Set problem
Copy the data below exactly, omitting any picture it contains.

Provided data
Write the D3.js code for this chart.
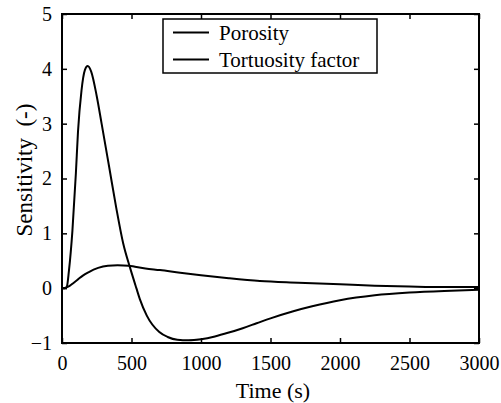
<!DOCTYPE html>
<html lang="en">
<head>
    <meta charset="UTF-8">
    <title>Sensitivity vs Time</title>
    <script src="https://d3js.org/d3.v7.min.js"></script>
    <style>
        body { margin: 0; background: #fff; }
        text { font-family: "Times New Roman", Times, "Liberation Serif", "DejaVu Serif", serif; }
    </style>
</head>
<body>
    <div id="chart"></div>

    <script>
        // Data
        const seriesNames = ["Porosity", "Tortuosity factor"];

        const peakTime = [0, 20, 35, 50, 75, 100, 115, 140, 165, 185, 210, 250, 285, 340, 390, 440, 490, 535, 560, 610, 700, 760, 830, 910, 1000, 1100, 1200, 1300, 1400, 1500, 1664, 1800, 2000, 2250, 2500, 2750, 3000];
        const peakValues = [0, 0, 0.03, 0.32, 1.05, 2.1, 2.85, 3.6, 3.98, 4.05, 3.95, 3.5, 3.0, 2.2, 1.47, 0.82, 0.37, 0.0, -0.2, -0.5, -0.8, -0.89, -0.94, -0.95, -0.93, -0.88, -0.81, -0.73, -0.64, -0.55, -0.42, -0.33, -0.22, -0.13, -0.08, -0.05, -0.03];

        const flatTime = [0, 30, 55, 85, 115, 150, 190, 260, 330, 400, 480, 525, 600, 705, 850, 1000, 1200, 1424, 1700, 2000, 2250, 2500, 2750, 3000];
        const flatValues = [0, 0.01, 0.04, 0.1, 0.16, 0.23, 0.29, 0.37, 0.41, 0.42, 0.41, 0.39, 0.36, 0.33, 0.28, 0.234, 0.18, 0.13, 0.1, 0.07, 0.045, 0.03, 0.02, 0.02];

        const xTicks = [0, 500, 1000, 1500, 2000, 2500, 3000];
        const yTicks = [-1, 0, 1, 2, 3, 4, 5];

        const serif = '"Times New Roman", Times, "Liberation Serif", "DejaVu Serif", serif';
        const width = 501, height = 403;
        const margin = { top: 14, right: 22, bottom: 60, left: 62 };

        const svg = d3.select("#chart").append("svg")
            .attr("width", width)
            .attr("height", height)
            .attr("font-family", serif);

        const x = d3.scaleLinear().domain([0, 3000]).range([margin.left, width - margin.right]);
        const y = d3.scaleLinear().domain([-1, 5]).range([height - margin.bottom, margin.top]);

        const tickLen = 5;

        // ticks pointing inward on all four sides
        svg.append("g")
            .attr("transform", `translate(0,${y(-1)})`)
            .call(d3.axisBottom(x).tickValues(xTicks).tickSize(-tickLen).tickPadding(13).tickFormat(d3.format("d")))
            .call(g => g.attr("font-family", serif))
            .call(g => g.select(".domain").remove())
            .call(g => g.selectAll("line").attr("stroke-width", 1.5))
            .call(g => g.selectAll("text").attr("font-size", 20).attr("dy", "0.68em"));

        svg.append("g")
            .attr("transform", `translate(0,${y(5)})`)
            .call(d3.axisTop(x).tickValues(xTicks).tickSize(-tickLen).tickFormat(""))
            .call(g => g.select(".domain").remove())
            .call(g => g.selectAll("line").attr("stroke-width", 1.5));

        svg.append("g")
            .attr("transform", `translate(${x(0)},0)`)
            .call(d3.axisLeft(y).tickValues(yTicks).tickSize(-tickLen).tickPadding(10).tickFormat(d3.format("d")))
            .call(g => g.attr("font-family", serif))
            .call(g => g.select(".domain").remove())
            .call(g => g.selectAll("line").attr("stroke-width", 1.5))
            .call(g => g.selectAll("text").attr("font-size", 20));

        svg.append("g")
            .attr("transform", `translate(${x(3000)},0)`)
            .call(d3.axisRight(y).tickValues(yTicks).tickSize(-tickLen).tickFormat(""))
            .call(g => g.select(".domain").remove())
            .call(g => g.selectAll("line").attr("stroke-width", 1.5));

        // frame
        svg.append("rect")
            .attr("x", x(0))
            .attr("y", y(5))
            .attr("width", x(3000) - x(0))
            .attr("height", y(-1) - y(5))
            .attr("fill", "none")
            .attr("stroke", "#000")
            .attr("stroke-width", 2);

        const line = d3.line()
            .x(d => x(d[0]))
            .y(d => y(d[1]))
            .curve(d3.curveMonotoneX);

        const curves = [
            d3.zip(flatTime, flatValues),
            d3.zip(peakTime, peakValues)
        ];

        svg.selectAll(".curve")
            .data(curves)
            .join("path")
            .attr("class", "curve")
            .attr("d", line)
            .attr("fill", "none")
            .attr("stroke", "#000")
            .attr("stroke-width", 2);

        // axis titles
        svg.append("text")
            .attr("x", 273)
            .attr("y", 398)
            .attr("text-anchor", "middle")
            .attr("font-size", 22)
            .text("Time (s)");

        svg.append("text")
            .attr("transform", `translate(32,170) rotate(-90)`)
            .attr("text-anchor", "middle")
            .attr("font-size", 23)
            .style("white-space", "pre")
            .text("Sensitivity  (-)");

        // legend
        const legend = svg.append("g");
        legend.append("rect")
            .attr("x", 163)
            .attr("y", 19)
            .attr("width", 214)
            .attr("height", 54)
            .attr("fill", "#fff")
            .attr("stroke", "#000")
            .attr("stroke-width", 1.5);

        seriesNames.forEach((name, i) => {
            const ly = 32.5 + i * 27;
            legend.append("line")
                .attr("x1", 173).attr("x2", 209)
                .attr("y1", ly).attr("y2", ly)
                .attr("stroke", "#000")
                .attr("stroke-width", 2);
            legend.append("text")
                .attr("x", 219)
                .attr("y", ly + 7)
                .attr("font-size", 21)
                .text(name);
        });
    </script>
</body>
</html>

Exercise result
Write the D3.js code for this chart.
<!DOCTYPE html>
<html lang="en">
<head>
    <meta charset="UTF-8">
    <title>Sensitivity vs Time</title>
    <script src="https://d3js.org/d3.v7.min.js"></script>
    <style>
        body { margin: 0; background: #fff; }
        text { font-family: "Times New Roman", Times, "Liberation Serif", "DejaVu Serif", serif; }
    </style>
</head>
<body>
    <div id="chart"></div>

    <script>
        // Data
        const seriesNames = ["Porosity", "Tortuosity factor"];

        const peakTime = [0, 20, 35, 50, 75, 100, 115, 140, 165, 185, 210, 250, 285, 340, 390, 440, 490, 535, 560, 610, 700, 760, 830, 910, 1000, 1100, 1200, 1300, 1400, 1500, 1664, 1800, 2000, 2250, 2500, 2750, 3000];
        const peakValues = [0, 0, 0.03, 0.32, 1.05, 2.1, 2.85, 3.6, 3.98, 4.05, 3.95, 3.5, 3.0, 2.2, 1.47, 0.82, 0.37, 0.0, -0.2, -0.5, -0.8, -0.89, -0.94, -0.95, -0.93, -0.88, -0.81, -0.73, -0.64, -0.55, -0.42, -0.33, -0.22, -0.13, -0.08, -0.05, -0.03];

        const flatTime = [0, 30, 55, 85, 115, 150, 190, 260, 330, 400, 480, 525, 600, 705, 850, 1000, 1200, 1424, 1700, 2000, 2250, 2500, 2750, 3000];
        const flatValues = [0, 0.01, 0.04, 0.1, 0.16, 0.23, 0.29, 0.37, 0.41, 0.42, 0.41, 0.39, 0.36, 0.33, 0.28, 0.234, 0.18, 0.13, 0.1, 0.07, 0.045, 0.03, 0.02, 0.02];

        const xTicks = [0, 500, 1000, 1500, 2000, 2500, 3000];
        const yTicks = [-1, 0, 1, 2, 3, 4, 5];

        const serif = '"Times New Roman", Times, "Liberation Serif", "DejaVu Serif", serif';
        const width = 501, height = 403;
        const margin = { top: 14, right: 22, bottom: 60, left: 62 };

        const svg = d3.select("#chart").append("svg")
            .attr("width", width)
            .attr("height", height)
            .attr("font-family", serif);

        const x = d3.scaleLinear().domain([0, 3000]).range([margin.left, width - margin.right]);
        const y = d3.scaleLinear().domain([-1, 5]).range([height - margin.bottom, margin.top]);

        const tickLen = 5;

        // ticks pointing inward on all four sides
        svg.append("g")
            .attr("transform", `translate(0,${y(-1)})`)
            .call(d3.axisBottom(x).tickValues(xTicks).tickSize(-tickLen).tickPadding(13).tickFormat(d3.format("d")))
            .call(g => g.attr("font-family", serif))
            .call(g => g.select(".domain").remove())
            .call(g => g.selectAll("line").attr("stroke-width", 1.5))
            .call(g => g.selectAll("text").attr("font-size", 20).attr("dy", "0.68em"));

        svg.append("g")
            .attr("transform", `translate(0,${y(5)})`)
            .call(d3.axisTop(x).tickValues(xTicks).tickSize(-tickLen).tickFormat(""))
            .call(g => g.select(".domain").remove())
            .call(g => g.selectAll("line").attr("stroke-width", 1.5));

        svg.append("g")
            .attr("transform", `translate(${x(0)},0)`)
            .call(d3.axisLeft(y).tickValues(yTicks).tickSize(-tickLen).tickPadding(10).tickFormat(d3.format("d")))
            .call(g => g.attr("font-family", serif))
            .call(g => g.select(".domain").remove())
            .call(g => g.selectAll("line").attr("stroke-width", 1.5))
            .call(g => g.selectAll("text").attr("font-size", 20));

        svg.append("g")
            .attr("transform", `translate(${x(3000)},0)`)
            .call(d3.axisRight(y).tickValues(yTicks).tickSize(-tickLen).tickFormat(""))
            .call(g => g.select(".domain").remove())
            .call(g => g.selectAll("line").attr("stroke-width", 1.5));

        // frame
        svg.append("rect")
            .attr("x", x(0))
            .attr("y", y(5))
            .attr("width", x(3000) - x(0))
            .attr("height", y(-1) - y(5))
            .attr("fill", "none")
            .attr("stroke", "#000")
            .attr("stroke-width", 2);

        const line = d3.line()
            .x(d => x(d[0]))
            .y(d => y(d[1]))
            .curve(d3.curveMonotoneX);

        const curves = [
            d3.zip(flatTime, flatValues),
            d3.zip(peakTime, peakValues)
        ];

        svg.selectAll(".curve")
            .data(curves)
            .join("path")
            .attr("class", "curve")
            .attr("d", line)
            .attr("fill", "none")
            .attr("stroke", "#000")
            .attr("stroke-width", 2);

        // axis titles
        svg.append("text")
            .attr("x", 273)
            .attr("y", 398)
            .attr("text-anchor", "middle")
            .attr("font-size", 22)
            .text("Time (s)");

        svg.append("text")
            .attr("transform", `translate(32,170) rotate(-90)`)
            .attr("text-anchor", "middle")
            .attr("font-size", 23)
            .style("white-space", "pre")
            .text("Sensitivity  (-)");

        // legend
        const legend = svg.append("g");
        legend.append("rect")
            .attr("x", 163)
            .attr("y", 19)
            .attr("width", 214)
            .attr("height", 54)
            .attr("fill", "#fff")
            .attr("stroke", "#000")
            .attr("stroke-width", 1.5);

        seriesNames.forEach((name, i) => {
            const ly = 32.5 + i * 27;
            legend.append("line")
                .attr("x1", 173).attr("x2", 209)
                .attr("y1", ly).attr("y2", ly)
                .attr("stroke", "#000")
                .attr("stroke-width", 2);
            legend.append("text")
                .attr("x", 219)
                .attr("y", ly + 7)
                .attr("font-size", 21)
                .text(name);
        });
    </script>
</body>
</html>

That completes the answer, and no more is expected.